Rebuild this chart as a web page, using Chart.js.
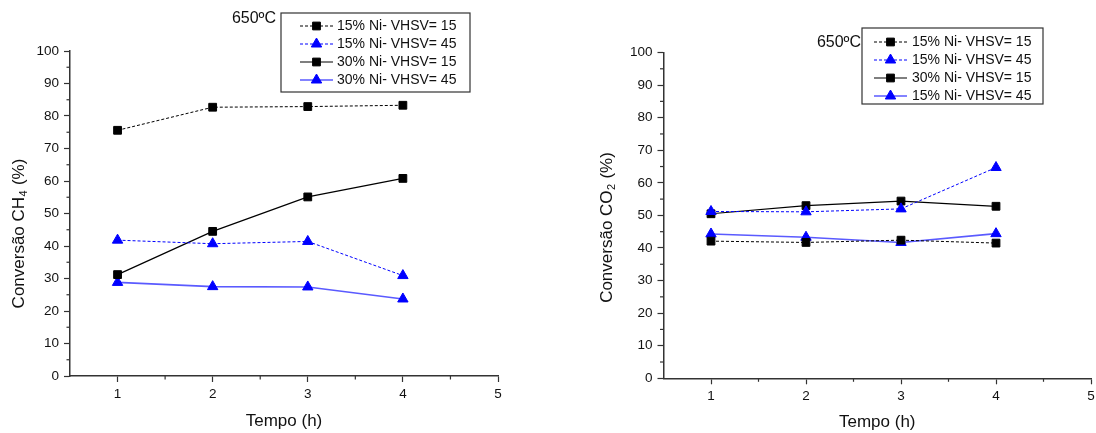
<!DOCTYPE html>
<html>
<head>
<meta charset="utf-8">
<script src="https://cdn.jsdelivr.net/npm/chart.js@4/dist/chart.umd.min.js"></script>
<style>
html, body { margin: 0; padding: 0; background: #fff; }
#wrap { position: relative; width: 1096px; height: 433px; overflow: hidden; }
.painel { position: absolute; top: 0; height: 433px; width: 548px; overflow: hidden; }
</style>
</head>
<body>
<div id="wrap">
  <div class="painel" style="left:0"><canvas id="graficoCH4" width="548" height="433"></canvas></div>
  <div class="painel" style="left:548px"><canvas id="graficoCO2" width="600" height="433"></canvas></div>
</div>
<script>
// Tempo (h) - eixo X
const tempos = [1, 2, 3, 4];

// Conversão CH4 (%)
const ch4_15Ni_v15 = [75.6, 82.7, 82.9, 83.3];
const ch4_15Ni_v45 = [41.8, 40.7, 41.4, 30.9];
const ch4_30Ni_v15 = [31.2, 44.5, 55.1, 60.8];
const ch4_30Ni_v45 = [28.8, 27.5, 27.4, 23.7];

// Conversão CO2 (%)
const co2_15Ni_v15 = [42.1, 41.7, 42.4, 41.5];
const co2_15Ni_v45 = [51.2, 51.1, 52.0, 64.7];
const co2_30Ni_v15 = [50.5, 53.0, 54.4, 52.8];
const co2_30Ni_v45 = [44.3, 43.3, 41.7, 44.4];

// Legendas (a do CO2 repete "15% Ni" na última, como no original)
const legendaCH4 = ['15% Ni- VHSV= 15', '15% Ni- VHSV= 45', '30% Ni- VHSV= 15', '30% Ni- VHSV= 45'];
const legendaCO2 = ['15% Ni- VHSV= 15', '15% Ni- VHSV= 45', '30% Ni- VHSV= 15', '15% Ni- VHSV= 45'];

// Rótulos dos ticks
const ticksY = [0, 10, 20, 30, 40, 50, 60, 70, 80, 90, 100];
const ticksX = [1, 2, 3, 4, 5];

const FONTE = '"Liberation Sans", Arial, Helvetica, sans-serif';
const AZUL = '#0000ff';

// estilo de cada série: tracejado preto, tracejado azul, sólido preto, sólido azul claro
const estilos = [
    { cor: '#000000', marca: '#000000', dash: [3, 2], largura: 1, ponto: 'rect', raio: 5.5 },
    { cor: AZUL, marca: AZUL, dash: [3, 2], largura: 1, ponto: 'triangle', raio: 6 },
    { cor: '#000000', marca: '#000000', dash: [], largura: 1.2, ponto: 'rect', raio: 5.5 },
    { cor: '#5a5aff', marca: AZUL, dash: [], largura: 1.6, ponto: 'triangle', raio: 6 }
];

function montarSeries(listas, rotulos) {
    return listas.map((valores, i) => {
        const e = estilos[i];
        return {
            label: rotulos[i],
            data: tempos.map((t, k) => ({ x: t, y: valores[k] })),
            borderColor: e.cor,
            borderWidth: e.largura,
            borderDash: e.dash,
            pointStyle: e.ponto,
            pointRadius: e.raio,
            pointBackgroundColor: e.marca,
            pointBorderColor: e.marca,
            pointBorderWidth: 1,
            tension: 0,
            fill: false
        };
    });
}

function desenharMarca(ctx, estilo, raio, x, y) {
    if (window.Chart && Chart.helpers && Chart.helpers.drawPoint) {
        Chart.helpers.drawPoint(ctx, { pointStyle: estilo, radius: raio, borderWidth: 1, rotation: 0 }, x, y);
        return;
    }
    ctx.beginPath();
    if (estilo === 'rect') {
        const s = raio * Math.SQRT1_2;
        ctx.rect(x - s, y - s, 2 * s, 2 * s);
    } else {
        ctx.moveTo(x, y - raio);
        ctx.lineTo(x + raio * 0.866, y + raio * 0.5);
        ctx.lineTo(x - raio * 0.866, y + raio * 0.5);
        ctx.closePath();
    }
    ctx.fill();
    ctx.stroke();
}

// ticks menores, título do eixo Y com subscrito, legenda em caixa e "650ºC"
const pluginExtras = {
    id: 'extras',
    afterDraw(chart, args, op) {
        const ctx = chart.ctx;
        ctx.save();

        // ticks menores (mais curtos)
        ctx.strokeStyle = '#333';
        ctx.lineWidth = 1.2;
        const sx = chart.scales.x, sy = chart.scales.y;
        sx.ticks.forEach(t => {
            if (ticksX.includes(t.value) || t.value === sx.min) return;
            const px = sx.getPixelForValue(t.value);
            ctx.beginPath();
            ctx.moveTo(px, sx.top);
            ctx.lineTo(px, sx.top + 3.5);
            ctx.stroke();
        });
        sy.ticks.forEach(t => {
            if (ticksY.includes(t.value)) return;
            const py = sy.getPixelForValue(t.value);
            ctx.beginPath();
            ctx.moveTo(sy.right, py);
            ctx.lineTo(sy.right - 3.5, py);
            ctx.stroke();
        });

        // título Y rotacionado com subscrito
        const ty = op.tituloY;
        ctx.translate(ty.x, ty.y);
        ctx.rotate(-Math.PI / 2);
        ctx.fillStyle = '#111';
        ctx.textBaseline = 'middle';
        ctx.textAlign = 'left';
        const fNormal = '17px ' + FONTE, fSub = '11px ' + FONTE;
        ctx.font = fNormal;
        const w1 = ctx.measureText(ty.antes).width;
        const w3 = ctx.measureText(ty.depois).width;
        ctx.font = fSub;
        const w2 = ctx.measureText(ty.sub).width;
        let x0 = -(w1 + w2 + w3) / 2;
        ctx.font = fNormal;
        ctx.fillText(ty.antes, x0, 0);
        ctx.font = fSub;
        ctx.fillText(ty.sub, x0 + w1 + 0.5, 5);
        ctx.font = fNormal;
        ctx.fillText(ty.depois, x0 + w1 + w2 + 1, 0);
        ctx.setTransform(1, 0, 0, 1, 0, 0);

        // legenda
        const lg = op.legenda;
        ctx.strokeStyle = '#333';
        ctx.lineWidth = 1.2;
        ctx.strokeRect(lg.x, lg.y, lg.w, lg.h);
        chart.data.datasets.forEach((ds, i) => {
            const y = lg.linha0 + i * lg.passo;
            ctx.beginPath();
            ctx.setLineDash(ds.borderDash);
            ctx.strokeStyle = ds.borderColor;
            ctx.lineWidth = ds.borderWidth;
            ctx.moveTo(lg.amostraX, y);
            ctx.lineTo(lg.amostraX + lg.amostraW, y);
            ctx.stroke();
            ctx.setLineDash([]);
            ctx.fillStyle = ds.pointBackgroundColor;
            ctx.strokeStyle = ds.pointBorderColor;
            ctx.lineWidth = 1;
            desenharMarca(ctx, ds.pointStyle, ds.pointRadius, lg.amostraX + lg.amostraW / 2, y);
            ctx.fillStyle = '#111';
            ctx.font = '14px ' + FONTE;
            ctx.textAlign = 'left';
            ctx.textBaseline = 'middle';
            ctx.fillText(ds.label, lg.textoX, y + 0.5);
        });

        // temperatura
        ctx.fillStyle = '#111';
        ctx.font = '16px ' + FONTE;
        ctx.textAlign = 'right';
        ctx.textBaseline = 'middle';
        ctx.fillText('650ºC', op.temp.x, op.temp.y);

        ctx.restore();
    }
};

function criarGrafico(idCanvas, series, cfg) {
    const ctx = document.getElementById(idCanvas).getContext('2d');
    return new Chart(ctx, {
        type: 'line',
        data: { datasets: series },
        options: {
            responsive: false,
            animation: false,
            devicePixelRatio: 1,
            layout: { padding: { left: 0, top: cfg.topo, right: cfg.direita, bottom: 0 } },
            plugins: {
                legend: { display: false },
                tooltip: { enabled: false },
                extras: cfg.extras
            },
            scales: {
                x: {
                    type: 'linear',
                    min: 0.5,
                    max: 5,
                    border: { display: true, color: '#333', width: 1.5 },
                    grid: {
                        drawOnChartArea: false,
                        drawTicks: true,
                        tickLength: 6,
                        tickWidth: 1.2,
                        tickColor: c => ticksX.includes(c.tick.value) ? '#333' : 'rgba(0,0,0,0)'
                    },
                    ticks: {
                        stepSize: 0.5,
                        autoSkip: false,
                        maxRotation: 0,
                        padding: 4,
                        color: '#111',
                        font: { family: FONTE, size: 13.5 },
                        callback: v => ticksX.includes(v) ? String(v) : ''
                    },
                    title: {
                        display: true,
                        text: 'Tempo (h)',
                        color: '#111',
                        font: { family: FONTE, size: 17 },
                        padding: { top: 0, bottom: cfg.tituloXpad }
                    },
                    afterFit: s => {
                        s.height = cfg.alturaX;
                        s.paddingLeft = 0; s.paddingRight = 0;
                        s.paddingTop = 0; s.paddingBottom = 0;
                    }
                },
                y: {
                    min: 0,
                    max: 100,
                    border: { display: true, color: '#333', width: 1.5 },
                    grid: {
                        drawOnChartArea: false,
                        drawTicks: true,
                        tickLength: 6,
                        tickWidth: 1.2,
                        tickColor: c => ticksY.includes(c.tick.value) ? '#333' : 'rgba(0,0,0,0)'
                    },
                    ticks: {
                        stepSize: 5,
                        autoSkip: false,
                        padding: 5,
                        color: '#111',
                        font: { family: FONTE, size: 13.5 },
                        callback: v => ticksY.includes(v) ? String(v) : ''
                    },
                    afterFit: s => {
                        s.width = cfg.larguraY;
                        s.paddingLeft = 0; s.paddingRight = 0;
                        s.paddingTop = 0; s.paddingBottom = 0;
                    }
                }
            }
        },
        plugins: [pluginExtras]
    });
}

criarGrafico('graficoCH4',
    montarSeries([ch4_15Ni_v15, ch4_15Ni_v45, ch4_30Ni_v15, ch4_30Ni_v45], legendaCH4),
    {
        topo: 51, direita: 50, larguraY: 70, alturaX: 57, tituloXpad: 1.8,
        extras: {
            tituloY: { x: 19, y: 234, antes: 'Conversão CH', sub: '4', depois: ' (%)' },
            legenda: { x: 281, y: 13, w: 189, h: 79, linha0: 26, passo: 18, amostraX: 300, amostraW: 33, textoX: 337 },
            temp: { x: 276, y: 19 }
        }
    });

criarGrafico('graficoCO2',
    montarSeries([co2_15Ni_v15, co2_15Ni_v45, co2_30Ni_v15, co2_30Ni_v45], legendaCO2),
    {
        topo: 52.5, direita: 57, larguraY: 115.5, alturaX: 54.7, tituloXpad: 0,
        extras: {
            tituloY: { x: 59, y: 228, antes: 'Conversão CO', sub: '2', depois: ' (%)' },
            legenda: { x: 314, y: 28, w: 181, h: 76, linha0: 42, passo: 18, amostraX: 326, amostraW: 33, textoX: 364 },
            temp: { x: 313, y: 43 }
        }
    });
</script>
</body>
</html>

***

▸ PROBLEM TO WORK ON
Transcribe the opening line of the listing above, please, and every line after it through the line with "const legendaCO2 = ['15%", word for word, without pictures.

▸ RESULT OF THIS TASK
Rebuild this chart as a web page, using Chart.js.
<!DOCTYPE html>
<html>
<head>
<meta charset="utf-8">
<script src="https://cdn.jsdelivr.net/npm/chart.js@4/dist/chart.umd.min.js"></script>
<style>
html, body { margin: 0; padding: 0; background: #fff; }
#wrap { position: relative; width: 1096px; height: 433px; overflow: hidden; }
.painel { position: absolute; top: 0; height: 433px; width: 548px; overflow: hidden; }
</style>
</head>
<body>
<div id="wrap">
  <div class="painel" style="left:0"><canvas id="graficoCH4" width="548" height="433"></canvas></div>
  <div class="painel" style="left:548px"><canvas id="graficoCO2" width="600" height="433"></canvas></div>
</div>
<script>
// Tempo (h) - eixo X
const tempos = [1, 2, 3, 4];

// Conversão CH4 (%)
const ch4_15Ni_v15 = [75.6, 82.7, 82.9, 83.3];
const ch4_15Ni_v45 = [41.8, 40.7, 41.4, 30.9];
const ch4_30Ni_v15 = [31.2, 44.5, 55.1, 60.8];
const ch4_30Ni_v45 = [28.8, 27.5, 27.4, 23.7];

// Conversão CO2 (%)
const co2_15Ni_v15 = [42.1, 41.7, 42.4, 41.5];
const co2_15Ni_v45 = [51.2, 51.1, 52.0, 64.7];
const co2_30Ni_v15 = [50.5, 53.0, 54.4, 52.8];
const co2_30Ni_v45 = [44.3, 43.3, 41.7, 44.4];

// Legendas (a do CO2 repete "15% Ni" na última, como no original)
const legendaCH4 = ['15% Ni- VHSV= 15', '15% Ni- VHSV= 45', '30% Ni- VHSV= 15', '30% Ni- VHSV= 45'];
const legendaCO2 = ['15% Ni- VHSV= 15', '15% Ni- VHSV= 45', '30% Ni- VHSV= 15', '15% Ni- VHSV= 45'];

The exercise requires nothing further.